Nowadays, the man who is in many ways synonymous with the technology bubble of the 1990s when he worked as a Wall Street analyst has something to say about concerns that the valuation of social networks such as LinkedIn, Facebook or Twitter represents a new bubble: It isn´t one.
Henry Blodget Blodget is the Co-Founder, CEO, and Editor in Chief of The Business Insider, a blog about internet business trends and research. Blodget's influence increased in 2000, when he was voted the No. 1 Internet/eCommerce analyst on Wall Street by Institutional Investor, Greenwich Associates, and TheStreet.com. In early 2000, days before the dot-com bubble burst, Blodget personally invested $700,000 in tech stocks, only to lose most of it in the years that followed. In 2001, he accepted a buyout offer from Merrill Lynch and left the firm. Nowadays, the man who is in many ways synonymous with the technology bubble of the 1990s when he worked as a Wall Street analyst has something to say about concerns that the valuation of social networks such as LinkedIn, Facebook or Twitter represents a new bubble: It isn´t one.
After your career in Wall Street how did you end having the idea of creating Silicon Alley Media/Business Insider?

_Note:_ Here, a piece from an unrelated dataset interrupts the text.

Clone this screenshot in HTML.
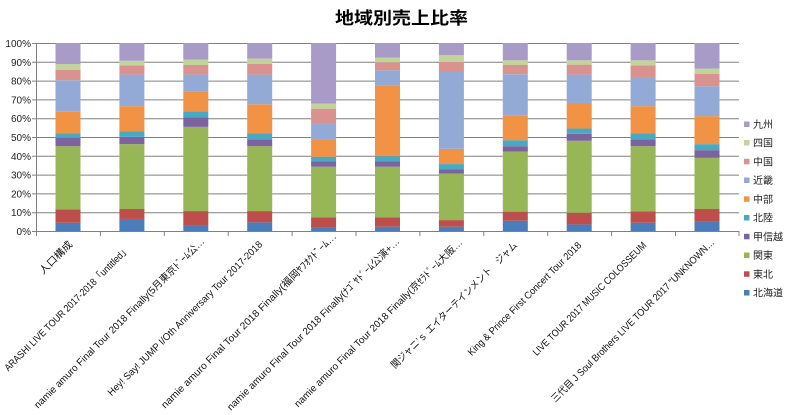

After I left Wall Street, I spent several years writing for publications like Slate, Euromoney, and Newsweek. I also wrote a book about investing and a blog called Internet Outsider. In 2007, the former CEO of DoubleClick, Kevin Ryan, approached me about starting a digital business publication. We started Silicon Alley Insider later that year, providing real-time coverage of the technology industry. The next year, we added a focus on Wall Street and the financial markets and changed our name to "Business Insider." We're now covering about half a dozen industries in depth, and we've grown to about 10 million readers a month.

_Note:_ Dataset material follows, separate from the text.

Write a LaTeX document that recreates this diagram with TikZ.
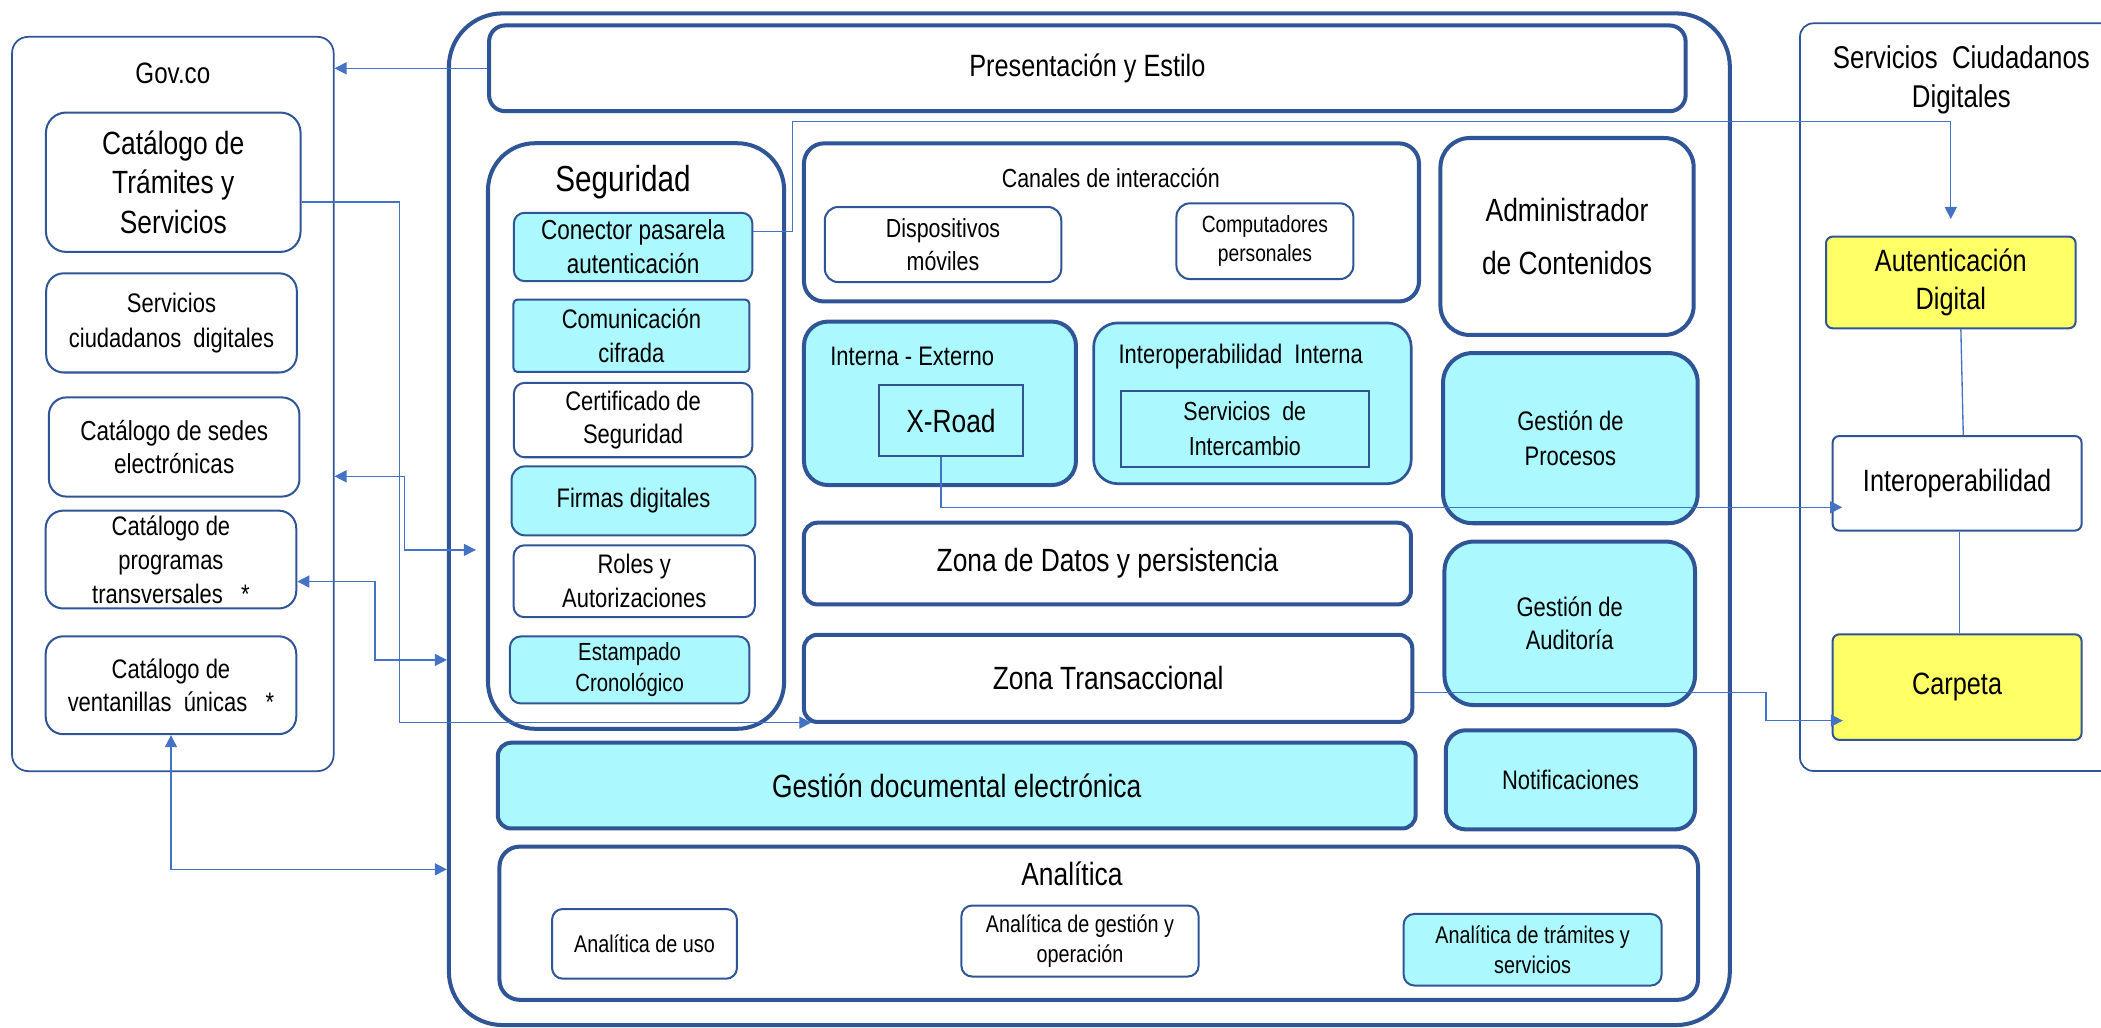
\documentclass[tikz,border=0pt]{standalone}
\usepackage{fontspec}
\setmainfont{Liberation Sans}[FakeStretch=0.82]
\usetikzlibrary{arrows.meta}
\definecolor{borde}{HTML}{2F5597}
\definecolor{linea}{HTML}{4472C4}
\definecolor{celeste}{HTML}{ABF9FF}
\definecolor{amarillo}{HTML}{FFFF66}
\newcommand{\fsz}[2]{\fontsize{#1}{#2}\selectfont}
\tikzset{
  box/.style={draw=borde, line width=1.5pt, rounded corners=8pt, align=center,
    inner sep=0pt, font=\fsz{20}{25}},
  bigbox/.style={box, line width=3pt, rounded corners=12pt, font=\fsz{24}{29}},
  panel/.style={draw=borde, line width=1.3pt, rounded corners=12pt, inner sep=0pt},
  title/.style={align=center, inner sep=0pt},
  tinted/.style={fill=celeste},
  dims/.style 2 args={minimum width=#1, minimum height=#2},
  link/.style={draw=linea, line width=1pt, -{Triangle[length=9pt,width=9pt]}},
  twolink/.style={link, {Triangle[length=9pt,width=9pt]}-{Triangle[length=9pt,width=9pt]}},
  wire/.style={draw=linea, line width=1pt}
}

\begin{document}
\begin{tikzpicture}[x=1pt, y=-1pt]
\clip (0,0) rectangle (1568,767);

% Gov.co
\node[panel, dims={240}{548}] (gov) at (129,301.5) {};
\node[title, font=\fsz{22}{26}] (govtitle) at (129,55) {Gov.co};
\node[box, dims={190}{104}, rounded corners=15pt, font=\fsz{24}{29.5}] (tramites) at (129.3,136) {Catálogo de\\Trámites y\\Servicios};
\node[box, dims={187}{74}, rounded corners=13pt, font=\fsz{20}{26}] (ciudadanos) at (128,241) {Servicios\\ciudadanos\ \ digitales};
\node[box, dims={187}{74}, rounded corners=13pt, font=\fsz{20.5}{25}] (sedes) at (130,333.6) {Catálogo de sedes\\electrónicas};
\node[box, dims={187}{73}, rounded corners=13pt, font=\fsz{20}{25.2}] (programas) at (127.6,417.6) {Catálogo de\\programas\\transversales\ \ \ *};
\node[box, dims={187}{73}, rounded corners=13pt, font=\fsz{20}{24.5}] (ventanillas) at (127.6,511.4) {Catálogo de\\ventanillas\ \ únicas\ \ \ *};

% plataforma
\node[bigbox, dims={956}{755}, rounded corners=40pt] (main) at (813,387.5) {};
\node[bigbox, dims={893}{64}, font=\fsz{23}{28}] (pres) at (811.5,51) {Presentación y Estilo};

% seguridad
\node[bigbox, dims={221}{437}, rounded corners=35pt] (seg) at (474.7,325.4) {};
\node[title, font=\fsz{27}{32}] (segtitle) at (465,135.7) {Seguridad};
\node[box, tinted, dims={178}{51}, font=\fsz{20.5}{25.6}] (conector) at (472.5,184.3) {Conector pasarela\\autenticación};
\node[box, tinted, dims={176}{54}, rounded corners=3pt, font=\fsz{20}{26}] (cifrada) at (471.2,250.6) {Comunicación\\cifrada};
\node[box, dims={178}{55.5}] (certificado) at (472.5,313.5) {Certificado de\\Seguridad};
\node[box, tinted, dims={182}{51.5}, rounded corners=10pt] (firmas) at (472.8,373.8) {Firmas digitales};
\node[box, dims={180}{53.6}, font=\fsz{20}{25.6}] (roles) at (473.3,433.8) {Roles y\\Autorizaciones};
\node[box, tinted, dims={178.6}{50}, font=\fsz{18.5}{23.3}] (estampado) at (469.9,500) {Estampado\\Cronológico};

% canales
\node[bigbox, dims={459}{118}, rounded corners=15pt] (canales) at (829.5,166) {};
\node[title, font=\fsz{19.5}{24}] (canalestitle) at (829,133) {Canales de interacción};
\node[box, dims={176.5}{56}, rounded corners=10pt, font=\fsz{19.5}{25}] (moviles) at (703.8,182.5) {Dispositivos\\móviles};
\node[box, dims={132}{56.5}, rounded corners=10pt, font=\fsz{17.5}{21.5}] (computadores) at (944,180) {Computadores\\personales};

\node[bigbox, dims={189}{147}, rounded corners=22pt, font=\fsz{24}{39}] (admin) at (1169.5,176.5) {Administrador\\de Contenidos};

% interoperabilidad
\node[bigbox, tinted, dims={203}{122}, rounded corners=18pt] (interna) at (701.5,301) {};
\node[title, anchor=west, font=\fsz{20}{24}] (internatitle) at (619.5,266) {Interna - Externo};
\node[box, tinted, dims={108}{53}, rounded corners=0pt, font=\fsz{24}{29}] (xroad) at (709.7,314) {X-Road};
\node[box, tinted, line width=2pt, dims={237}{120}, rounded corners=18pt] (interopint) at (934.7,301) {};
\node[title, font=\fsz{20}{24}] (interoptitle) at (926,266) {Interoperabilidad\ \ Interna};
\node[box, tinted, dims={185}{57}, rounded corners=0pt, font=\fsz{19.5}{26}] (intercambio) at (929,320) {Servicios\ \ de\\Intercambio};

\node[bigbox, tinted, dims={190}{127}, rounded corners=22pt, font=\fsz{20}{26}] (procesos) at (1172,327) {Gestión de\\Procesos};
\node[bigbox, dims={453}{61}, rounded corners=10pt] (datos) at (826.5,420.6) {Zona de Datos y persistencia};
\node[bigbox, tinted, dims={187}{122}, rounded corners=22pt, font=\fsz{20}{25}] (auditoria) at (1171.5,465.2) {Gestión de\\Auditoría};
\node[bigbox, dims={454}{65}, rounded corners=10pt] (zonatrans) at (827,506.3) {Zona Transaccional};
\node[bigbox, tinted, dims={685}{64}, rounded corners=10pt] (documental) at (714,586.3) {Gestión documental electrónica};
\node[bigbox, tinted, dims={186}{74}, rounded corners=15pt, font=\fsz{20}{24}] (notif) at (1172,582) {Notificaciones};

% analitica
\node[bigbox, dims={894.5}{114.3}, rounded corners=15pt] (analitica) at (820,689) {};
\node[title, font=\fsz{24}{29}] (analiticatitle) at (800,652) {Analítica};
\node[box, dims={138}{52}, font=\fsz{18}{23}] (uso) at (481,704.4) {Analítica de uso};
\node[box, dims={177}{53}, font=\fsz{18}{23}] (operacion) at (806,702.3) {Analítica de gestión y\\operación};
\node[box, tinted, dims={192.5}{53.4}, font=\fsz{18}{23}] (tramitesan) at (1143.8,708.8) {Analítica de trámites y\\servicios};

% servicios ciudadanos digitales
\node[panel, dims={246.7}{558}, rounded corners=10pt] (scd) at (1466.7,296.4) {};
\node[title, font=\fsz{23.5}{29}] (scdtitle) at (1463.8,59.4) {Servicios\ \ Ciudadanos\\Digitales};
\node[box, fill=amarillo, dims={186.3}{68.4}, rounded corners=5pt, font=\fsz{23}{28.6}] (auth) at (1455.9,210.8) {Autenticación\\Digital};
\node[box, dims={185.8}{70.6}, rounded corners=5pt, font=\fsz{23}{28}] (interop) at (1460.6,360.7) {Interoperabilidad};
\node[box, fill=amarillo, dims={185.8}{78.8}, rounded corners=5pt, font=\fsz{23}{28}] (carpeta) at (1460.6,512.8) {Carpeta};

% conectores
\draw[link] (pres.west) -- (pres.west -| gov.east);
\draw[link] ([yshift=-14.7pt]tramites.east) -- ++(73,0) |- ([xshift=7pt,yshift=1pt]zonatrans.south west);
\draw[twolink] ([yshift=-54pt]gov.east) -- ++(52,0) |- ([xshift=-7.5pt,yshift=-85pt]seg.west);
\draw[twolink] ([yshift=-16.4pt]programas.east) -- ++(58,0) |- ([yshift=-105pt]main.west);
\draw[twolink] (ventanillas.south) |- ([yshift=-261.3pt]main.west);
\draw[link] ([yshift=11.4pt]conector.east) -- ++(29.3,0) |- ([yshift=85.3pt]auth.north) -- ([yshift=12.4pt]auth.north);
\draw[link] ([xshift=-7.5pt]xroad.south) |- ([xshift=7.9pt,yshift=-17.9pt]interop.west);
\draw[link] ([yshift=-10.5pt]zonatrans.east) -- ++(262.4,0) |- ([xshift=8.4pt,yshift=-25pt]carpeta.west);
\draw[wire] ([xshift=7.5pt]auth.south) -- ([xshift=4.6pt]interop.north);
\draw[wire] ([xshift=1.8pt]interop.south) -- ([xshift=1.8pt]carpeta.north);
\end{tikzpicture}
\end{document}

How much important was the role of angel investors in the process to create a small company?
Angels were very important for our first couple of years. Venture capitalists tend to be skittish about "content" companies, so we needed to prove the concept before we raised institutional capital. The business did not need a lot of cash in the beginning, so it was perfect for individual angel investors.
What do you think are the key reasons for the new social media revolution we are living nowadays?
New tools have made it extremely easy for people to share digital information with their friends. That has led to an explosion of "sharing," which is helping to boost readership and commerce at a lot of major sites. I don't think "social" will take over the whole Internet, but it's going to continue to be a critical form of distribution for digital media.
What do you think is the future of news? Pay vs. free information?
Both. The more people need the information a company provides, the more they'll be willing to pay for it. Bloomberg has built a massive business by selling subscriptions to a powerful news and information database. Commodity news and information, meanwhile, will continue to be free (and companies that now charge for it will go out of business). And in between those two extremes, there will be lots of companies with hybrid models. We'll probably be one of them.
Do you think in 10 years people will still look at newspapers as a profitable model for real journalism?
I think it will take a long time for the paper-based model to disappear completely, but the concept of a "newspaper" will seem increasingly preposterous. I mean, think about it. If you weren't used to reading newspapers and someone came to you and said "I have an idea: I'm going to print the news of what happened today and deliver it to your house tomorrow," you would think they were nuts. The old newspaper model was wildly profitable, so as newspaper circulation declines, profits will shrink. But there are already many digital publications that have built real businesses doing real journalism, so the idea that the world is going to end when newspapers go bust is ludicrous.
Do you think all this crazy valuations (Facebook, Twitter, Groupon) are just the anticipation for another crazy tech bubble?
I actually don't think the valuations of Facebook and Groupon are crazy. They're not cheap, certainly, but red-hot tech companies that are doubling revenues and profits every year are never cheap. Twitter's valuation is much more speculative, especially because Twitter has yet to figure out a compelling business model. Across the tech sector, though, valuations aren't anywhere near the valuations we had a decade ago, even for the hottest companies on the planet, like Apple. So I actually think the idea that we're in a "tech bubble" is silly. I think we're in a cyclical boom--and tech is a very cyclical industry. If the broader market crashes, tech stocks will get hammered, but not because tech is a bubble.
We just saw how AOL bought Huffington Post. Are we going to see more deals like this in the future and do you see real synergies in this kind of deals?
Yes, I think we'll see a lot more of these deals. I think companies like Huffpo, Demand Media, Federated Media, Gawker Media, and others are demonstrating the power of the digital media model. This is a very different business than traditional media, and I expect traditional media companies to eventually enter it in a big way. I also think you'll see companies like Yahoo, Bloomberg, and others get more aggressive on the acquisition front.